# THE REQUEST
Omit the pictures and print exactly the lines of the listing below, starting at the first and ending at the line containing "67.6, 62.5, 62.5];".

[START]

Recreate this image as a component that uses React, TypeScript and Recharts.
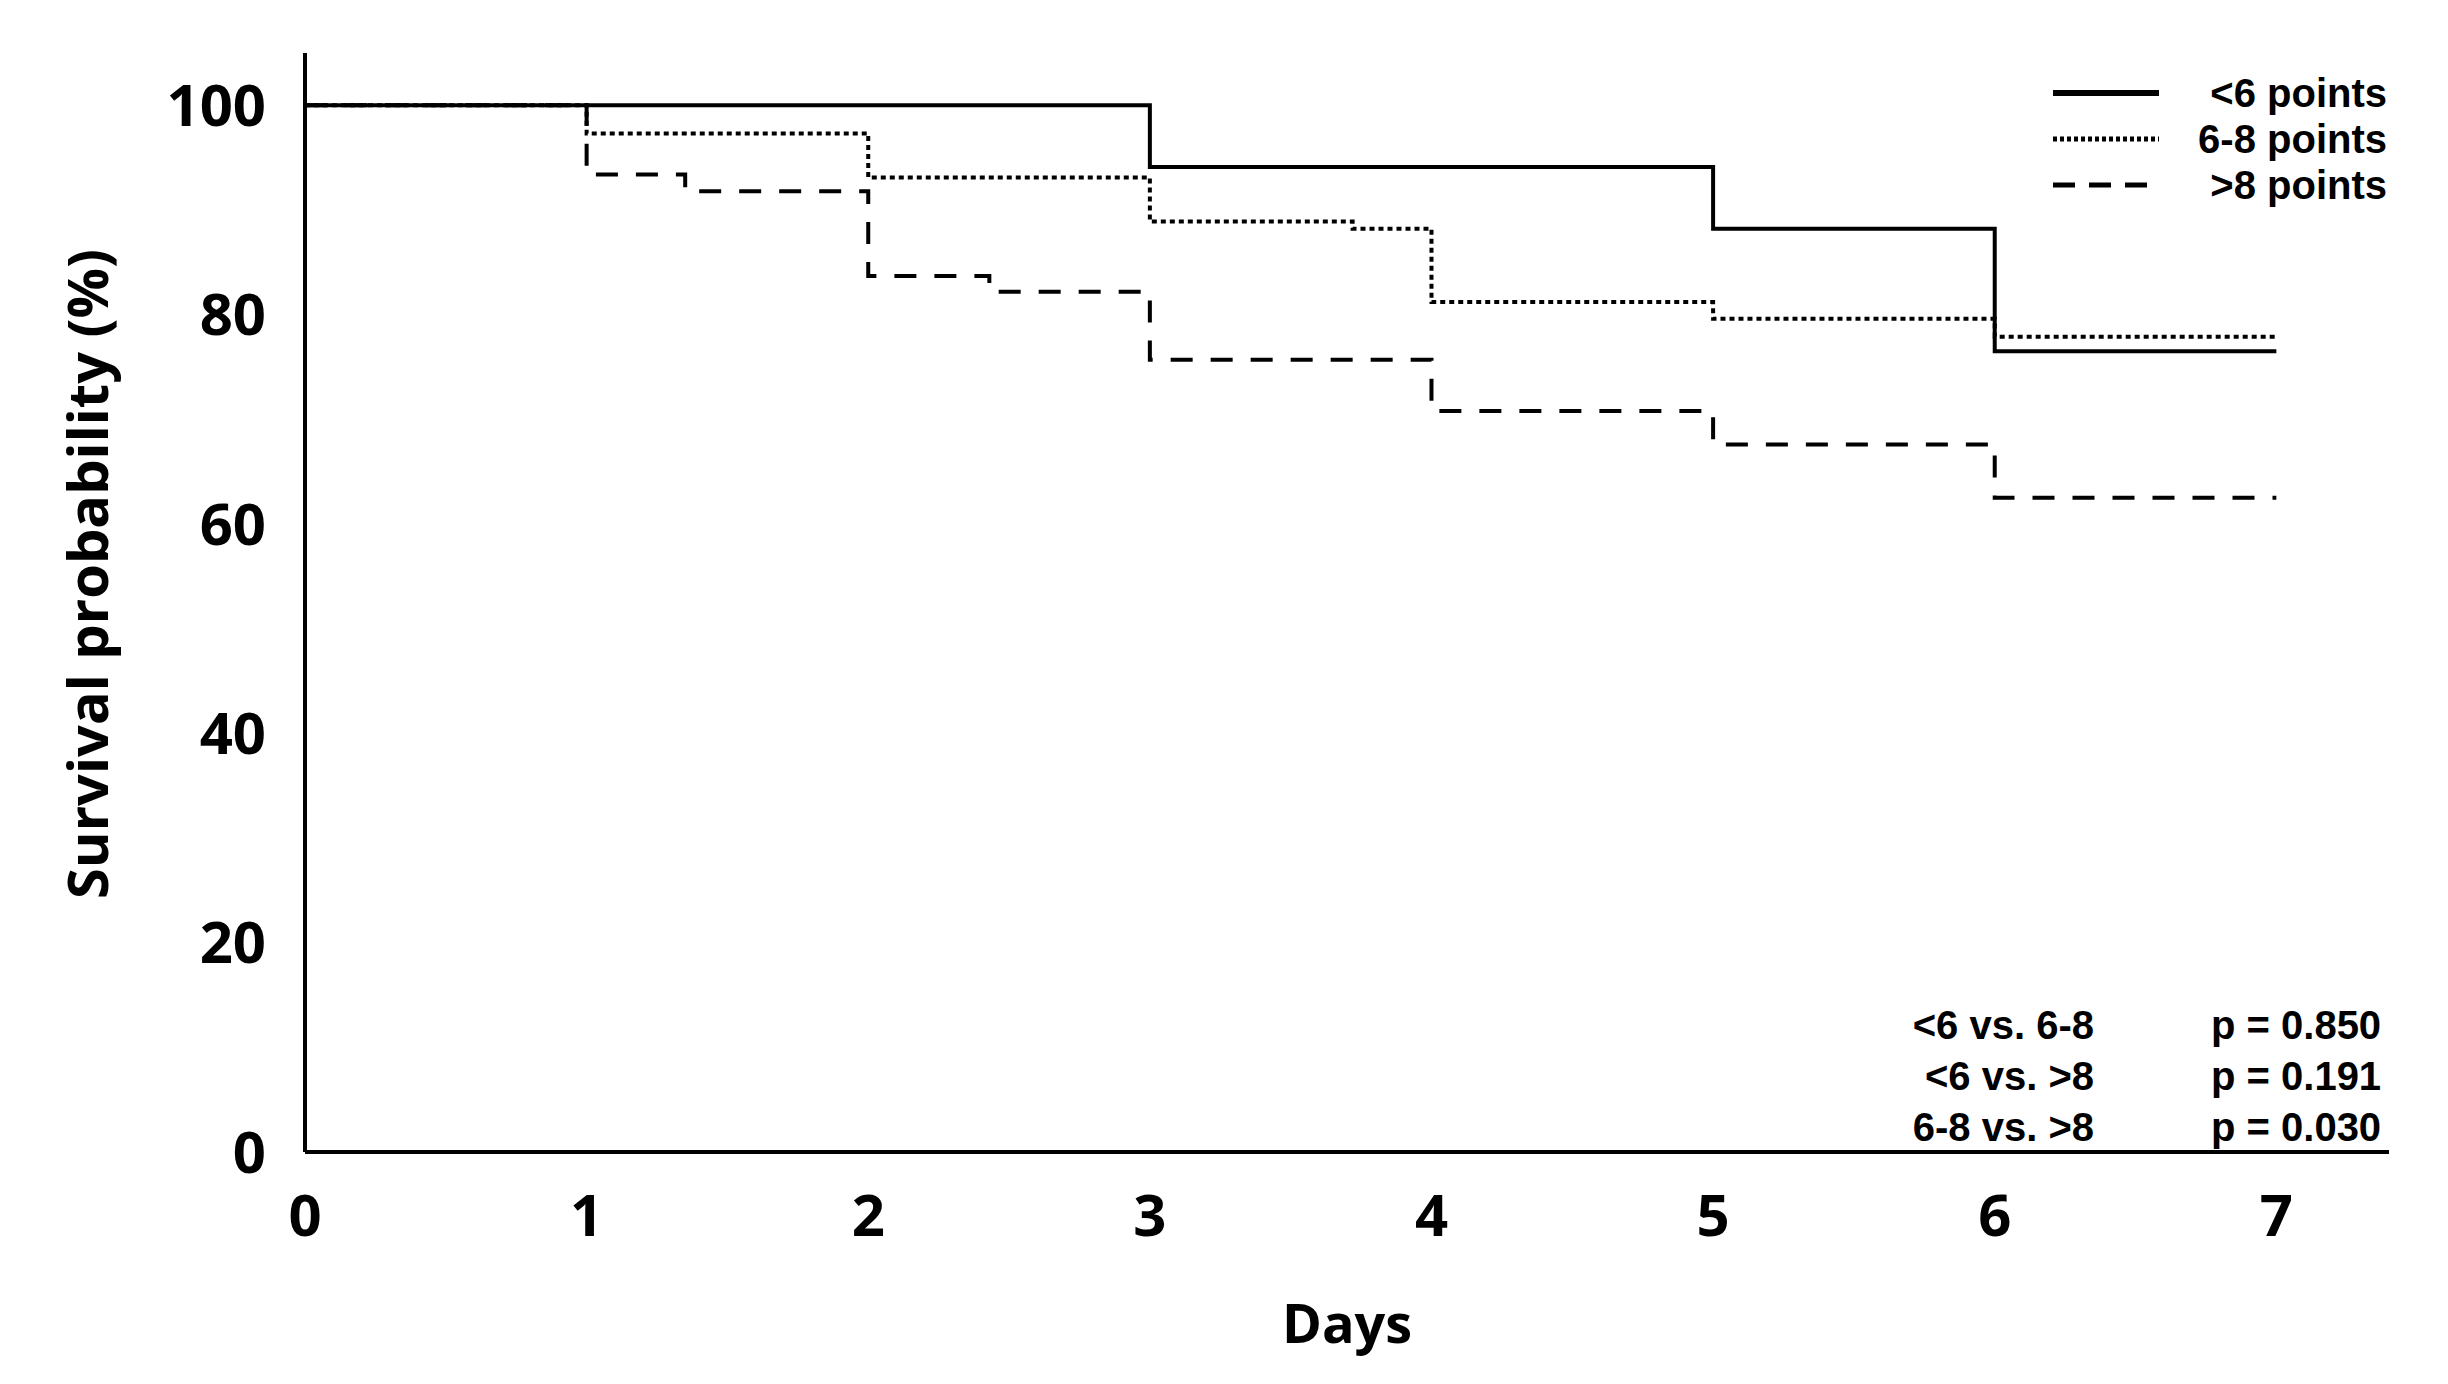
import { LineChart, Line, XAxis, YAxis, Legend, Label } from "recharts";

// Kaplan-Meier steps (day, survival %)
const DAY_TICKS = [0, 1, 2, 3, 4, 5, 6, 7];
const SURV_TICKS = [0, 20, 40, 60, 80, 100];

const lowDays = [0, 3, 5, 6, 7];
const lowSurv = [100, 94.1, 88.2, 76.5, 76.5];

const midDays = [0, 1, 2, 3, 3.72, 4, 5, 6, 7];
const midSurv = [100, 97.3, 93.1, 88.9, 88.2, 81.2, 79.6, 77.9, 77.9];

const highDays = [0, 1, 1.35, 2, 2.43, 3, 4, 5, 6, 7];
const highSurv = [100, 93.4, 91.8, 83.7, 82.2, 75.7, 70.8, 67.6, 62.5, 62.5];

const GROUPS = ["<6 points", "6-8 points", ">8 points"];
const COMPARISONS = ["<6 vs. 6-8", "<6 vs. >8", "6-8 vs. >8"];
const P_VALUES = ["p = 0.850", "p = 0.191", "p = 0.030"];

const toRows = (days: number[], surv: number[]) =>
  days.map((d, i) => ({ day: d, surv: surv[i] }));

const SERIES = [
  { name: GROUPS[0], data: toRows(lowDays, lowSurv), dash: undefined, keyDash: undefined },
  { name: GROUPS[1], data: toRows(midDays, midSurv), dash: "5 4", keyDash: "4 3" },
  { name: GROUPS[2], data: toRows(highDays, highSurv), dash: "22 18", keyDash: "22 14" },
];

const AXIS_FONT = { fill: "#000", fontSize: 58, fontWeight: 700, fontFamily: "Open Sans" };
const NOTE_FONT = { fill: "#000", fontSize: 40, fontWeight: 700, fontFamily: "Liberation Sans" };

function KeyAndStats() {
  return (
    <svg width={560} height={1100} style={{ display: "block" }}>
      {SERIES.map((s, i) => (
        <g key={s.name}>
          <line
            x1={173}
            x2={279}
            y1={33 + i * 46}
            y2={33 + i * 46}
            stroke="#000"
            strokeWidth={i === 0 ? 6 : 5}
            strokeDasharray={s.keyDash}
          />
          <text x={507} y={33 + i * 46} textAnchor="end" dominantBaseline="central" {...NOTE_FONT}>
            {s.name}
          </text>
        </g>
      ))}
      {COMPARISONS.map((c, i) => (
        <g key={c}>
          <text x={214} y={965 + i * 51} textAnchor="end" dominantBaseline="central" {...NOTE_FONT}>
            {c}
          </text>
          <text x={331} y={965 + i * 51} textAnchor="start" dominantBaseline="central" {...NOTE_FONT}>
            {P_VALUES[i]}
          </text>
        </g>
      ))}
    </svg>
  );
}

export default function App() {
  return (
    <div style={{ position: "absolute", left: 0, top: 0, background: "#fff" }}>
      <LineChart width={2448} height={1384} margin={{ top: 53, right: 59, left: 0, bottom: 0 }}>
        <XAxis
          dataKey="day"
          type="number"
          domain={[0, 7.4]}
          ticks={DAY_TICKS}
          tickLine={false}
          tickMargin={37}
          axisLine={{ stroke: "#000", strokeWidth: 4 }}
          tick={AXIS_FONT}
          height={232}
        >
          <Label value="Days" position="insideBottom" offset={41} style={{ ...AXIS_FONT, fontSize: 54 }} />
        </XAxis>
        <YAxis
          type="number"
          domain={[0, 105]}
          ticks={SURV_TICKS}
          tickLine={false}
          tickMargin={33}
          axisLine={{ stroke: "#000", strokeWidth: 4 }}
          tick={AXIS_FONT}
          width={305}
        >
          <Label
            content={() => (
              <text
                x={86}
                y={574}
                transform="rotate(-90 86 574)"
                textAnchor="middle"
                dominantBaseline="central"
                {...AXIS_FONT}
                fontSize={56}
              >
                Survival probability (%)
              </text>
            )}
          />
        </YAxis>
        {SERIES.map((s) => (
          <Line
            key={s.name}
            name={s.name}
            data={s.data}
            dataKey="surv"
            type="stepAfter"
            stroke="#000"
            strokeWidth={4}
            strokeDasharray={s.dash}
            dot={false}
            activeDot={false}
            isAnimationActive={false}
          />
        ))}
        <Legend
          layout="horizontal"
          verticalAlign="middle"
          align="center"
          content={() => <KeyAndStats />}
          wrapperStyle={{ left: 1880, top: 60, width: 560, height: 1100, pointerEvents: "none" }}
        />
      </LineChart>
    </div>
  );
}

[END]

# THE COMPLETED TASK
Recreate this image as a component that uses React, TypeScript and Recharts.
import { LineChart, Line, XAxis, YAxis, Legend, Label } from "recharts";

// Kaplan-Meier steps (day, survival %)
const DAY_TICKS = [0, 1, 2, 3, 4, 5, 6, 7];
const SURV_TICKS = [0, 20, 40, 60, 80, 100];

const lowDays = [0, 3, 5, 6, 7];
const lowSurv = [100, 94.1, 88.2, 76.5, 76.5];

const midDays = [0, 1, 2, 3, 3.72, 4, 5, 6, 7];
const midSurv = [100, 97.3, 93.1, 88.9, 88.2, 81.2, 79.6, 77.9, 77.9];

const highDays = [0, 1, 1.35, 2, 2.43, 3, 4, 5, 6, 7];
const highSurv = [100, 93.4, 91.8, 83.7, 82.2, 75.7, 70.8, 67.6, 62.5, 62.5];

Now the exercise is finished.